Ta-daa! Turn the risen dough onto a lightly floured board (it will deflate) and form it into a ball again. Divide the dough equally in half.

Form each half into balls and allow them to rest for 10 minutes, covered with the dishcloth.  They will continue to rise slightly. After this second rise, either use the dough immediately or wrap well in plastic wrap and freeze.

If you are going to make pizza right away, preheat your oven to 525°. Tip: Make sure your oven is clean before you decide to make pizza. The intense heat combined with a dirty oven will result in a lot of smoke.

In my other post, I gave instructions on stretching out the dough with your fingertips directly on the baking sheet. After doing it that way several times, I realized it was not the best method (for me anyway) to stretch out pizza dough. It never stretched out evenly and I constantly tore holes in it. So I have found that the best way to get an even, thin crust is to roll it out with a rolling pin on a lightly floured board. It doesn't have to be a perfect shape--you can always carefully mold it once you place the dough onto the baking sheet.

While you are rolling out the dough, place the baking sheet(s) in the preheated oven for about 5 minutes. You want them to be really hot before you place the dough on them. Don't do this until you are completely ready to cook the pizzas.

Rub some olive oil on one side of the pizza dough. Carefully remove the hot baking sheet(s) from the oven and place the pizza dough oiled side down onto the hot baking sheet(s). You will hear it hiss and sizzle.

Rub more olive oil on the other side of the pizza dough and spread it out evenly to the edges. Place your favorite toppings on the dough and bake for 15-20 minutes, or until the crust is golden and the toppings are cooked to your liking. Tip: All ovens are different--some are hotter than others and many ovens have hot and cool "spots", so monitor your pizzas while they are cooking and rotate the baking sheet(s) halfway through the baking time to ensure even cooking.

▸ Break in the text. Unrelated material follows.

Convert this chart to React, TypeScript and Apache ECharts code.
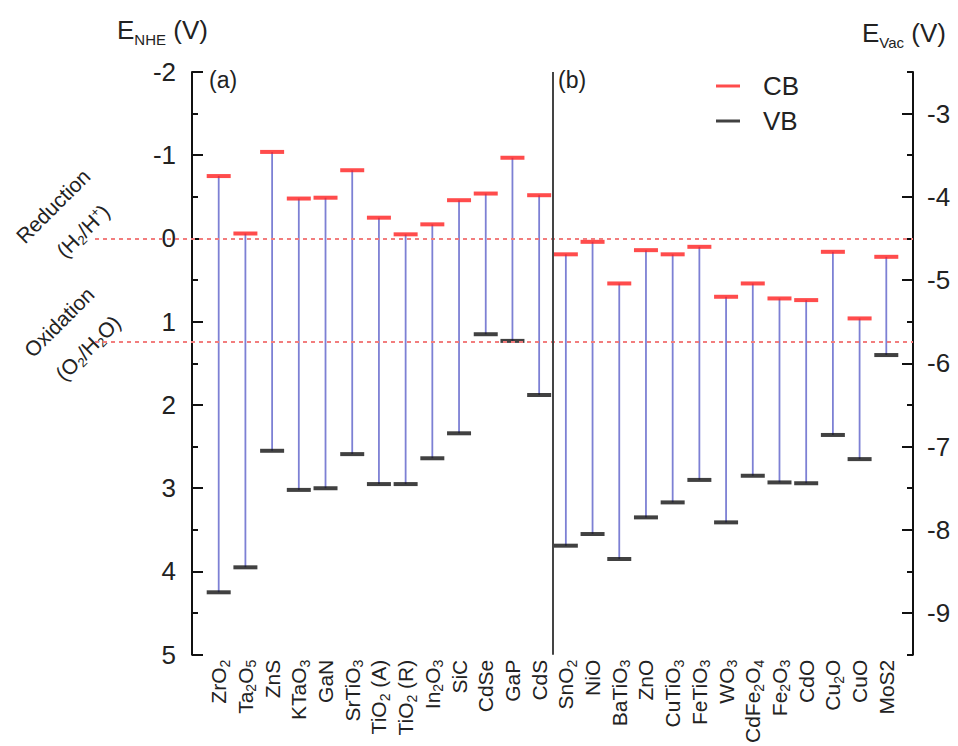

Remove the cooked pizza to a board, let it rest for about 5 minutes, slice and serve.

Pizza Dough
Adapted from Barefoot Contessa Parties

1 1/4 cups warm water (100°-110°)
4 1/2 tsp. (2 packets) active dry yeast (not "rapid rise")
3 T. extra-virgin olive oil
1 T. honey
4 cups all-purpose flour, plus extra for kneading & flouring the board
2 tsp. kosher salt

Place the workbowl of an electric stand mixer in the sink and run hot tap water into it for a minute. Dry thoroughly before placing it back in the mixer stand.

Preheat the oven to 200°. Once it gets to temperature, turn off the oven and leave the door closed.

Pour the water, yeast, olive oil and honey into the workbowl and whisk gently to combine. Let stand 5 minutes. Tip: Measure out the olive oil before the honey--the olive oil will leave a slick coating  on the measuring spoon and the honey will slide right out instead of sticking.

Attach the dough hook and add 3 cups of the flour to the water-yeast mixture. Turn the mixer on the medium-low speed and let the ingredients begin to incorporate. The dough will look uneven and "shaggy" at first. Add the last cup of flour and the salt and continue kneading at medium-low speed for 10 minutes. Sprinkle the dough lightly with flour if it sticks to the workbowl. As the dough kneads, it will begin forming into a solid ball.

After the dough has kneaded for the full 10 minutes, remove it to a lightly floured board and knead it by hand 12 times. It should feel smooth and elastic, but it will be heavy and dense. Form the dough into a ball.

Place the dough in a well-oiled bowl (use the same olive oil you used in the dough recipe) and drizzle a little bit more olive oil over the dough and rub it evenly over the top and sides of the dough. Cover the bowl with a dishcloth and place in the warmed oven. Allow the dough to rise for 30 minutes to 1 hour.

Transfer the risen dough to a lightly floured board and form into a ball (it will deflate when you remove it from the bowl). Divide the dough equally in half and form each half into a ball. Leave each dough ball on the board and cover with the dishcloth. Allow to rise for another 10 minutes.

After the second rise, either use the dough immediately, or wrap well in plastic wrap and freeze.

To thaw frozen pizza dough: Leave the dough out at room temperature (still wrapped) until fully thawed (about 2 hours), then remove the plastic wrap and place it in a well-oiled bowl, cover with a dishcloth and leave at room temperature. It will rise a little bit more as it sits.

Tips for a crisp crust:

  • Roll out the dough with a rolling pin so that the dough is even in thickness throughout.
  • Once the oven has been preheated to 525°, place the baking sheet(s) in the oven for about 5 minutes to heat through completely. Don't do this until you are completely ready to cook the pizzas.
  • Rub a little olive oil on one side of the rolled-out dough and transfer the dough to the hot baking sheet oiled side down. You will hear it hiss and sizzle.
  • Rub a little more olive oil on the top crust and spread it out evenly to the edges. Top with your favorite toppings and bake until the crust is golden and toppings are cooked to your liking.
Comments (2)

Can't wait to try! My first batch is rising now! I've heard so many great thinks about BC's pizza dough recipe, but didn't like any of the tutorials. I've already printed yours :) Have you ever tried rolling them out and then flash freezing? I'm just thinking that might save a step when I want to make a pizza... simply pull out the pre-formed dough, let it thaw, add toppings & bake? What do you think?

Posted by Julie
05/07/12

I love homemade pizza! Great, thorough instructions!